Direction
Quote every line from the top of the listing down to and including the line that contains "const startYear = 1959;".

Source excerpt
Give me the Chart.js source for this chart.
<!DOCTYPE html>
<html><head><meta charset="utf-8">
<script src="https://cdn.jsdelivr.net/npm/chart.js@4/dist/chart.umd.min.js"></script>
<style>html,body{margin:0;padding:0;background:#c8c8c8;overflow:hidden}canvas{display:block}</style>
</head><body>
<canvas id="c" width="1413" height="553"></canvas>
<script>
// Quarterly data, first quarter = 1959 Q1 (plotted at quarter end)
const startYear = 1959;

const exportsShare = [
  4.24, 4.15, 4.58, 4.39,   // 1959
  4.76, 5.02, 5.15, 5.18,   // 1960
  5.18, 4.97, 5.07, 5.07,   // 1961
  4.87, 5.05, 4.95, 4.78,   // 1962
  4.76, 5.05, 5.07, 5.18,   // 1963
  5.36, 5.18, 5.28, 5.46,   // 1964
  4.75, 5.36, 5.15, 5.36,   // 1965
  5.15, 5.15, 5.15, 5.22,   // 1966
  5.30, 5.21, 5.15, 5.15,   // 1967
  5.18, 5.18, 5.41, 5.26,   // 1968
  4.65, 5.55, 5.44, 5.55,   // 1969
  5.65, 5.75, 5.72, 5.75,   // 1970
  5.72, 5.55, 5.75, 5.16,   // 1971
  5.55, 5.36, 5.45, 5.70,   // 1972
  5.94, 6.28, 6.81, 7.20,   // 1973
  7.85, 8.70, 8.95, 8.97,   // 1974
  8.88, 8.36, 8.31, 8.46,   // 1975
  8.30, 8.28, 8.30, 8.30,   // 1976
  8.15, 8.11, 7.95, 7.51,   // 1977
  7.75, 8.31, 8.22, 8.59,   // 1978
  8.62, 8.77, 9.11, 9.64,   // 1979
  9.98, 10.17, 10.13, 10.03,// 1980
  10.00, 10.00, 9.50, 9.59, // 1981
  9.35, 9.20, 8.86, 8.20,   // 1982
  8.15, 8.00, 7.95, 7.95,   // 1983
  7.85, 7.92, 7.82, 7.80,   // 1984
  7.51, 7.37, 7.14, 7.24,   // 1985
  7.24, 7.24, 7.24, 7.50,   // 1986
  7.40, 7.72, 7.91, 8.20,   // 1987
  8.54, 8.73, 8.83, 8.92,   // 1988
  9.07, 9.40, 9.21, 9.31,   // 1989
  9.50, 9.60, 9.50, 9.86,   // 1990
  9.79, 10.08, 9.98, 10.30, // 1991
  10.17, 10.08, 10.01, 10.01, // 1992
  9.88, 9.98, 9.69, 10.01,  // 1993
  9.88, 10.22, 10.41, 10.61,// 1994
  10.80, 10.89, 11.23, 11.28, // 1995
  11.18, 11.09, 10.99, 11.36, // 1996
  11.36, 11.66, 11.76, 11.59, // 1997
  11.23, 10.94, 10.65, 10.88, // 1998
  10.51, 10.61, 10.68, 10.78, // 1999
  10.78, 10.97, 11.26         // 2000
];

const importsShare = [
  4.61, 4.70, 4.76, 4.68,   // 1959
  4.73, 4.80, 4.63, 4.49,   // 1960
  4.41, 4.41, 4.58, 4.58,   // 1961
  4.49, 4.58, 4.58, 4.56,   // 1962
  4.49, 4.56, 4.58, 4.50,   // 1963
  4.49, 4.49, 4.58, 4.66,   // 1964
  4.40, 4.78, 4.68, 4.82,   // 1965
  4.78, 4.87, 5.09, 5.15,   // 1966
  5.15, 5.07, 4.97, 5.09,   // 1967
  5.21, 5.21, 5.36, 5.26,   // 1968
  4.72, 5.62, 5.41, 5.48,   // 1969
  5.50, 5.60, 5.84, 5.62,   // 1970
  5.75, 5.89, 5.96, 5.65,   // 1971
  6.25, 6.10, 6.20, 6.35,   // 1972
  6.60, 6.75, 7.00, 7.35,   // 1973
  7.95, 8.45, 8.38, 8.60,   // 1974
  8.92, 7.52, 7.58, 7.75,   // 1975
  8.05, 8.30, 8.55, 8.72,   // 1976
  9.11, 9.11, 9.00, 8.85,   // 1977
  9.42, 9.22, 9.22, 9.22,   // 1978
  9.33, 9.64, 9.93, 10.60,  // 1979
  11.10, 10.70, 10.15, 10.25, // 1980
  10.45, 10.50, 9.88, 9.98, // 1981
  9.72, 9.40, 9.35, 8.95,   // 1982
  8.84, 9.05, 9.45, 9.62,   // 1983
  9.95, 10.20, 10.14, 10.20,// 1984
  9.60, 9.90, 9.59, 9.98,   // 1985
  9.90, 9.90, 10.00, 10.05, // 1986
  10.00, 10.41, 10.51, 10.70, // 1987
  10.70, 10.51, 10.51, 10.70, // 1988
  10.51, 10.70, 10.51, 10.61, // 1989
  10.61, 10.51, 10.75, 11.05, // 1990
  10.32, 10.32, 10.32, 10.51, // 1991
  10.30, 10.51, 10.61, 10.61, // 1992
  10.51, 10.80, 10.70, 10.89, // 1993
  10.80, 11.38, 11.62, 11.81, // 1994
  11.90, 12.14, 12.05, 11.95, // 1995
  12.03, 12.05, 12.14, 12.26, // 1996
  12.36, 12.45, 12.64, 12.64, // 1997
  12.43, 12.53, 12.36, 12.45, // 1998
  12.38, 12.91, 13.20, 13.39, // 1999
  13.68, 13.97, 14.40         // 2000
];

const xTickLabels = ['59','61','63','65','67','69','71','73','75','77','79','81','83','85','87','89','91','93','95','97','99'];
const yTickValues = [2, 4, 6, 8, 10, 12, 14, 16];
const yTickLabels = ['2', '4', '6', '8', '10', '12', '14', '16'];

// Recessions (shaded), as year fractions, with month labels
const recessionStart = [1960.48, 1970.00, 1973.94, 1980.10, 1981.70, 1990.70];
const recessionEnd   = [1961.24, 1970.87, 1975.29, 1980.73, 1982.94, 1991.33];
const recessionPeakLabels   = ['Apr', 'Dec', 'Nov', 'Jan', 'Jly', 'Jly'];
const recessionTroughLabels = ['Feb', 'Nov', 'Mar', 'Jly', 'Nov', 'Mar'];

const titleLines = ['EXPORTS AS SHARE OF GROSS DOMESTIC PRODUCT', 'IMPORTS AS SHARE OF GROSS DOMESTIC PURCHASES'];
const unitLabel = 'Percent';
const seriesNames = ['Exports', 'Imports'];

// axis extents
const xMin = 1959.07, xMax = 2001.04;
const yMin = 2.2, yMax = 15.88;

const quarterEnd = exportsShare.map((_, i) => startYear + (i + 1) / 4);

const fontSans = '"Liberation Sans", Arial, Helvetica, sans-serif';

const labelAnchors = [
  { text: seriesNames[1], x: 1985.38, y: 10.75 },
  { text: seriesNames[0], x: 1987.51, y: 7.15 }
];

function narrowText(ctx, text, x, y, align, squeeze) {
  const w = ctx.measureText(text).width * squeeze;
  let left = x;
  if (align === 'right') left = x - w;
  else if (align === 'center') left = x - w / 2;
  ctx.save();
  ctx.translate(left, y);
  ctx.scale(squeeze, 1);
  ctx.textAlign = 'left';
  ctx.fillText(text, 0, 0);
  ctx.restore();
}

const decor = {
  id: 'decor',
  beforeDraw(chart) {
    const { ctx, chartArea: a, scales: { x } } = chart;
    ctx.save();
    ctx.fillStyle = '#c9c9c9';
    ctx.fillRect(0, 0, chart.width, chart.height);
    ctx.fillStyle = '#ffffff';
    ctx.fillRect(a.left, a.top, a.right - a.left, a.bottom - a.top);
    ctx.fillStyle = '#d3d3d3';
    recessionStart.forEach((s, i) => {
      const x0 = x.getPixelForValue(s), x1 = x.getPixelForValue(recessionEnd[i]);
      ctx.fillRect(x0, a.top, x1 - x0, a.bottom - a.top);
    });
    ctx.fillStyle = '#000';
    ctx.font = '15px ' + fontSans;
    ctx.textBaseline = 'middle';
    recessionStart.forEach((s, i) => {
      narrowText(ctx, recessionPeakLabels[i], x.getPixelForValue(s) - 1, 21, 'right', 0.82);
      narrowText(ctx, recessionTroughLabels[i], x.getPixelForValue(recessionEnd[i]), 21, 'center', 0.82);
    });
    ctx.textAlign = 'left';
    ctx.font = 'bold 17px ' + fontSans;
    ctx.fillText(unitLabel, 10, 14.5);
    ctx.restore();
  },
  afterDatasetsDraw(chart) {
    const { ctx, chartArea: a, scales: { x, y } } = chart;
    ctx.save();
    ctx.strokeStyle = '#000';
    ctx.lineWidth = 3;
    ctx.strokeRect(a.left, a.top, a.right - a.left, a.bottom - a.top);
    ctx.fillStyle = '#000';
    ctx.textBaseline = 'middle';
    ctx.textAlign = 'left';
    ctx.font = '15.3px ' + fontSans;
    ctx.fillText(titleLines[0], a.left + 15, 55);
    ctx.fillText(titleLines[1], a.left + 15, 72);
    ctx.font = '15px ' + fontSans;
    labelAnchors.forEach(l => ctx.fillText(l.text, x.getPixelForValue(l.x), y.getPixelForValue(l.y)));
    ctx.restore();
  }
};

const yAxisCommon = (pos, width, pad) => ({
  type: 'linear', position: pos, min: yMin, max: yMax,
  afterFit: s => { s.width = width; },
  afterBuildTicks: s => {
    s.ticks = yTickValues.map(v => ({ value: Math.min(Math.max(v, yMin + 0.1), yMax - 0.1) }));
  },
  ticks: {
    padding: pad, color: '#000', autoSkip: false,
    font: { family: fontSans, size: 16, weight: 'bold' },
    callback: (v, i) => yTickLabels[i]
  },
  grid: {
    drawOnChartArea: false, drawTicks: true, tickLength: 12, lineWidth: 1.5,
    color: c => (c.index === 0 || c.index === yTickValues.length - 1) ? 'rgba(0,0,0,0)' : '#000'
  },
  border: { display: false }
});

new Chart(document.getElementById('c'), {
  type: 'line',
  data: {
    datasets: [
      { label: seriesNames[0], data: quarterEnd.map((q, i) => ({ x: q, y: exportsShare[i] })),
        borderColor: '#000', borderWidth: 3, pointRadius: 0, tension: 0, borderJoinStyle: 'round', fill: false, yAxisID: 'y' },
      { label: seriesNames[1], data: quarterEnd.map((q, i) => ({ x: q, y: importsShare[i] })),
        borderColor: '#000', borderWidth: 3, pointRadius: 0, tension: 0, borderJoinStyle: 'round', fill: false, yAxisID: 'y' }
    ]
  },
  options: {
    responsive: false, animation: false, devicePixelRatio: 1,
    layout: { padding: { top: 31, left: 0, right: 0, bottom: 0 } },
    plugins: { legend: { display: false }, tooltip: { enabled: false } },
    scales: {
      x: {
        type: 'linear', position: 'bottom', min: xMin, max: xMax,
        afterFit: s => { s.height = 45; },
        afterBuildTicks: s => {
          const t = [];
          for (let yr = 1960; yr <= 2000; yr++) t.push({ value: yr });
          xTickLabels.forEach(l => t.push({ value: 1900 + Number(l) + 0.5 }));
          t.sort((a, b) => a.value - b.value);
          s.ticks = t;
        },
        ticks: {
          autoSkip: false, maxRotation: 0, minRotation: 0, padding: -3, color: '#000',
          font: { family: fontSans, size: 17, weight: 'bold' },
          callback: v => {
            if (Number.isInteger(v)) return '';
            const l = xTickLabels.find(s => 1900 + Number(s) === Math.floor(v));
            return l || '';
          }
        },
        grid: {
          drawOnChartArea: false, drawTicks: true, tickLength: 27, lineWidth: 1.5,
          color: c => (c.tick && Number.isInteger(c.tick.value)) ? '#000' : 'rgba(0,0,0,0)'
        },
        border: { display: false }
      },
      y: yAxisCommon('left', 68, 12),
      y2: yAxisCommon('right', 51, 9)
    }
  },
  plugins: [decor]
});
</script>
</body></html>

Correct result
Give me the Chart.js source for this chart.
<!DOCTYPE html>
<html><head><meta charset="utf-8">
<script src="https://cdn.jsdelivr.net/npm/chart.js@4/dist/chart.umd.min.js"></script>
<style>html,body{margin:0;padding:0;background:#c8c8c8;overflow:hidden}canvas{display:block}</style>
</head><body>
<canvas id="c" width="1413" height="553"></canvas>
<script>
// Quarterly data, first quarter = 1959 Q1 (plotted at quarter end)
const startYear = 1959;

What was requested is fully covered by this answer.